Review: The Scum “The Hunger” [Rotten Records / Satanath Records]

Review: The Scum “The Hunger” [Rotten Records / Satanath Records]

- in Reviews
Score 85%
36 minutes with no filler
85 %
User Rating : 4.1 (1 votes)

The Scum are just about exactly what you think of when you read “The Scum”. This is ugly, visceral, right-up-in-your-face death metal, with elements of grimy crust punk and mid-period deathgrind Napalm Death slathered on top of the core of simplistic, bludgeoning riffs, from the very first second to the very last. The main course is Swedish HM-2 buzzsawing with a heavy curtain of distortion that even seems to seep up into the monotonous growling riding atop the mix, comparable favorably to Barney Greenway or unfavorably to Juan Brujo, although this baseline serves as the canvas for a variety of forms of blunt-force muscle, ranging from doomy pounding (which grows increasingly more prevalent towards the back half of the record) and fast, technical, intricate lead-work from the triple guitar attack, who otherwise generally layer up on top of each other to enhance the intensity of the mid-range bruising. They spend the majority of the track listing, especially from the title track onward to “Rogue”, in this compositional holding pattern, briefly indulging a secondary element for no longer than half or three quarters of a bridge before it’s back to the mid-tempo mulching that makes you feel something’s stuck in the back of your throat.

It would perhaps be repetitive, or a bit lacking in depth and variety, if the songwriting were not so compact and economical; The Scum get in, lay a heavy riff right in your face, and before you know it they’ve galloped and filled their way directly to the next part of the listing without skipping a beat — which means that it’s not particularly likely to get stale, as very few if any ideas stick around long enough for you to truly get sick of them before they’re whisked away to be replaced with the next lick or solo (except perhaps those drawn out a little bit too long in penultimate cut “Forsaken”), The record is over long before you know what happens, and it took a second run-through for a lot of it to really make an impression on me, although it leaves me less hungering for more and more exactly sated with what I’ve got, even with regards to the most complex and chromatic of the wandering progressions. Any fan of Driller Killer, Nails, or other recent examples of death metal crossing with crust, downtuned d-beat, and other forms of hardcore will immediately get what’s going on and see what they have to sink their teeth into, though, and this is yet another band whose sound seems to have been perfectly honed for the realities of the live circuit and keeping an audience swirling in a frenzy all throughout.
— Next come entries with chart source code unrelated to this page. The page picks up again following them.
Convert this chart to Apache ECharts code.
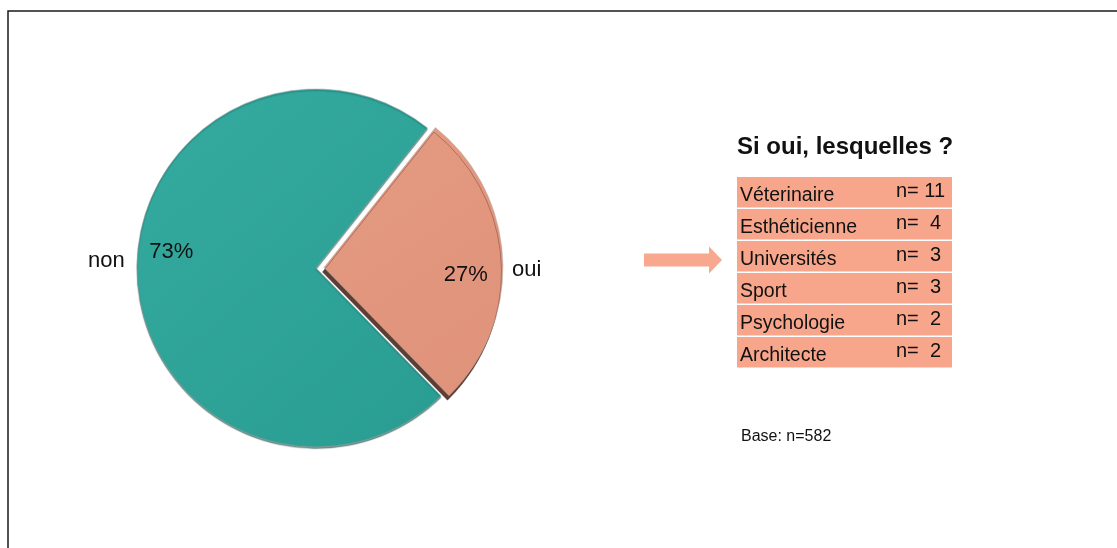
<!DOCTYPE html>
<html>
<head>
<meta charset="utf-8">
<script src="https://cdn.jsdelivr.net/npm/echarts@6/dist/echarts.min.js"></script>
<style>
  html, body { margin: 0; background: #fff; }
  #chart { width: 1117px; height: 548px; }
</style>
</head>
<body>
<div id="chart"></div>
<script>
// Pie data
const pieNames = ['oui', 'non'];
const pieValues = [27, 73];

// Table data (right side)
const tableTitle = 'Si oui, lesquelles ?';
const jobNames = ['Véterinaire', 'Esthéticienne', 'Universités', 'Sport', 'Psychologie', 'Architecte'];
const jobCounts = [11, 4, 3, 3, 2, 2];
const baseText = 'Base: n=582';

const FONT = '"Liberation Sans", Arial, Helvetica, sans-serif';
const PIE_CENTER = [316, 268];
const PIE_R = 179;

const sliceStyle = {
  oui: {
    color: new echarts.graphic.LinearGradient(0, 0, 1, 1, [
      { offset: 0, color: '#e49a82' },
      { offset: 1, color: '#e0927a' },
    ]),
    borderColor: 'rgba(175,175,175,0.55)',
    borderWidth: 0.8,
    shadowColor: '#5c3e34',
    shadowBlur: 0,
    shadowOffsetX: -1.5,
    shadowOffsetY: 4.5,
  },
  non: {
    color: new echarts.graphic.LinearGradient(0, 0, 1, 1, [
      { offset: 0, color: '#35aa9f' },
      { offset: 1, color: '#299d92' },
    ]),
    borderColor: 'rgba(150,160,160,0.7)',
    borderWidth: 0.8,
    shadowColor: 'rgba(20,70,65,0.6)',
    shadowBlur: 1,
    shadowOffsetY: 1.5,
  },
};

// label nudges so the text sits where the original had it
const pctOffset = { oui: [1, 14], non: [4, -24] };
const nameOffset = { oui: [-3, 13], non: [4, -18] };

const chart = echarts.init(document.getElementById('chart'));

// table rows built from the arrays
const TABLE_X = 737, TABLE_Y = 177, TABLE_W = 215, ROW_H = 32;
const rows = jobNames.map((name, i) => {
  const top = TABLE_Y + i * ROW_H;
  return {
    type: 'group',
    children: [
      { type: 'rect', shape: { x: TABLE_X, y: top, width: TABLE_W, height: ROW_H - 1.5 }, style: { fill: '#f8a68b' } },
      { type: 'text', style: { text: name, x: TABLE_X + 3, y: top + 19, fill: '#111', font: '19.5px ' + FONT, verticalAlign: 'middle' } },
      { type: 'text', style: { text: 'n= ' + String(jobCounts[i]).padStart(2, ' '), x: 896, y: top + 14, fill: '#111', font: '20px ' + FONT, verticalAlign: 'middle' } },
    ],
  };
});

chart.setOption({
  animation: false,
  backgroundColor: '#fff',
  graphic: [
    // frame
    { type: 'rect', shape: { x: 8, y: 11, width: 1200, height: 600 }, style: { fill: null, stroke: '#1a1a1a', lineWidth: 1.5 }, silent: true },
    // arrow
    {
      type: 'polygon',
      shape: { points: [[644, 253.5], [709, 253.5], [709, 246.5], [722, 260], [709, 273.5], [709, 266.5], [644, 266.5]] },
      style: { fill: '#f8a88e' },
    },
    { type: 'text', style: { text: tableTitle, x: 737, y: 147, fill: '#111', font: 'bold 24px ' + FONT, verticalAlign: 'middle' } },
    ...rows,
    { type: 'text', style: { text: baseText, x: 741, y: 437, fill: '#111', font: '16px ' + FONT, verticalAlign: 'middle' } },
  ],
  series: [
    {
      type: 'pie',
      center: PIE_CENTER,
      radius: PIE_R,
      startAngle: 51.5,
      clockwise: true,
      selectedMode: 'single',
      selectedOffset: 8,
      silent: true,
      label: { show: false },
      labelLine: { show: false },
      emphasis: { disabled: true },
      data: pieNames.map((name, i) => ({
        name,
        value: pieValues[i],
        selected: name === 'oui',
        itemStyle: sliceStyle[name],
        select: { itemStyle: sliceStyle[name] },
      })),
    },
    {
      // percentage labels
      type: 'pie',
      center: PIE_CENTER,
      radius: [112, 180],
      startAngle: 51.5,
      silent: true,
      itemStyle: { color: 'transparent' },
      label: { show: true, position: 'inside', formatter: '{d}%', color: '#111', fontSize: 22, fontFamily: FONT },
      labelLine: { show: false },
      emphasis: { disabled: true },
      data: pieNames.map((name, i) => ({ name, value: pieValues[i], label: { offset: pctOffset[name] } })),
    },
    {
      // category names outside the pie
      type: 'pie',
      center: PIE_CENTER,
      radius: [180, 242],
      startAngle: 51.5,
      silent: true,
      itemStyle: { color: 'transparent' },
      label: { show: true, position: 'inside', formatter: '{b}', color: '#111', fontSize: 22, fontFamily: FONT },
      labelLine: { show: false },
      emphasis: { disabled: true },
      data: pieNames.map((name, i) => ({ name, value: pieValues[i], label: { offset: nameOffset[name] } })),
    },
  ],
});

window.addEventListener('resize', () => chart.resize());
</script>
</body>
</html>
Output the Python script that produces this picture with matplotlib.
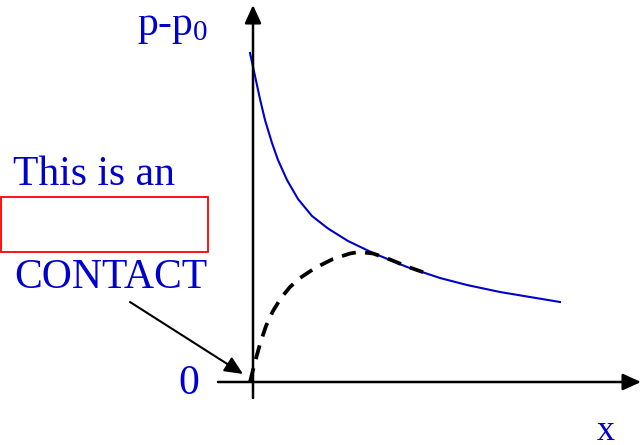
import matplotlib
matplotlib.use("Agg")
import matplotlib.pyplot as plt
from matplotlib.patches import Rectangle

plt.rcParams['font.family'] = ['Liberation Serif', 'DejaVu Serif']
plt.rcParams['mathtext.fontset'] = 'custom'
plt.rcParams['mathtext.rm'] = 'Liberation Serif'
plt.rcParams['mathtext.it'] = 'Liberation Serif:italic'

# pressure excess p-p0 along x (solid blue curve)
blue_x = [-0.03, 0.02, 0.07, 0.12, 0.19, 0.25, 0.34, 0.45, 0.59, 0.75, 0.95,
          1.20, 1.54, 1.87, 2.14, 2.47, 2.80, 3.07]
blue_y = [3.29, 3.06, 2.83, 2.62, 2.39, 2.22, 2.02, 1.83, 1.66, 1.535, 1.41,
          1.29, 1.15, 1.04, 0.97, 0.90, 0.845, 0.80]

# profile near the contact (dashed black curve)
dash_x = [-0.03, 0.02, 0.07, 0.13, 0.20, 0.28, 0.37, 0.47, 0.62, 0.80, 0.97,
          1.06, 1.20, 1.37, 1.54, 1.78]
dash_y = [0.00, 0.20, 0.38, 0.56, 0.71, 0.84, 0.95, 1.04, 1.14, 1.23, 1.285,
          1.30, 1.285, 1.225, 1.155, 1.07]

blue = '#0000cc'

fig = plt.figure(figsize=(6.42, 4.45), dpi=100)
ax = fig.add_axes([0, 0, 1, 1])
ax.set_xlim(-2.53, 3.89)
ax.set_ylim(-0.63, 3.82)
ax.axis('off')

# axes with arrow heads
head = '-|>,head_length=1.1,head_width=0.5'
ax.annotate('', xy=(0, 3.77), xytext=(0, -0.16),
            arrowprops=dict(arrowstyle=head, color='black', lw=1.8,
                            mutation_scale=10, shrinkA=0, shrinkB=0))
ax.annotate('', xy=(3.88, 0), xytext=(-0.35, 0),
            arrowprops=dict(arrowstyle=head, color='black', lw=1.8,
                            mutation_scale=10, shrinkA=0, shrinkB=0))

# curves
ax.plot(blue_x, blue_y, color=blue, lw=1.5, solid_joinstyle='round')
ax.plot(dash_x, dash_y, color='black', lw=2.7, ls=(0, (3.8, 2.5)),
        dash_joinstyle='round')

# labels
ax.text(-1.16, 3.47, r'p-p$_{\mathrm{0}}$', color=blue, fontsize=30,
        ha='left', va='baseline')
ax.text(-0.75, -0.12, '0', color=blue, fontsize=30, ha='left', va='baseline')
ax.text(3.44, -0.585, 'x', color=blue, fontsize=26, ha='left', va='baseline')
ax.text(-2.40, 1.97, 'This is an', color=blue, fontsize=30,
        ha='left', va='baseline')
ax.text(-2.39, 0.94, 'CONTACT', color=blue, fontsize=30,
        ha='left', va='baseline')

# empty red box
ax.add_patch(Rectangle((-2.52, 1.30), 2.07, 0.55, fill=False,
                       edgecolor='#ff0000', lw=1.3))

# arrow pointing at the contact point
ax.annotate('', xy=(-0.10, 0.08), xytext=(-1.23, 0.80),
            arrowprops=dict(arrowstyle=head, color='black', lw=1.5,
                            mutation_scale=10, shrinkA=0, shrinkB=0))

fig.savefig('out.png', dpi=100)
In some ways, it leaves a listener wondering what they could do if they provided a tiny touch of additional refinement and tapped their potential just that little bit more. What would this album be like if they opened the mix up just a little bit, added some extra room for the bass to add heft and weight to the guitar tone so it could truly embody the broad-bodied Bolt Thrower-esque bludgeon it’s clearly trying to be? What if they leaned even further into and really developed the little hints of atmosphere that hang around the core of the sound? What if they clarified the gloom away from the lingering influence of dissonant black metal that’s sitting over the entire affair, or, alternately, actually realized it? What if they tried to put something together rather than just relying on the speed of the affair to blitz the listener with a shotgun of ideas executed on so succinctly you barely have time to process them? This is, perhaps, whatever The Sequel holds in store for The Scum. Regardless, what they’ve already put out is a brutal, punchy package of concise and catchy punk-inflected death metal, checking every box from dramatic solo wailing to crushing impressions of doom to thrashy pit rippers, and at only 36 minutes, there’s no excuse not to at least give it a chance.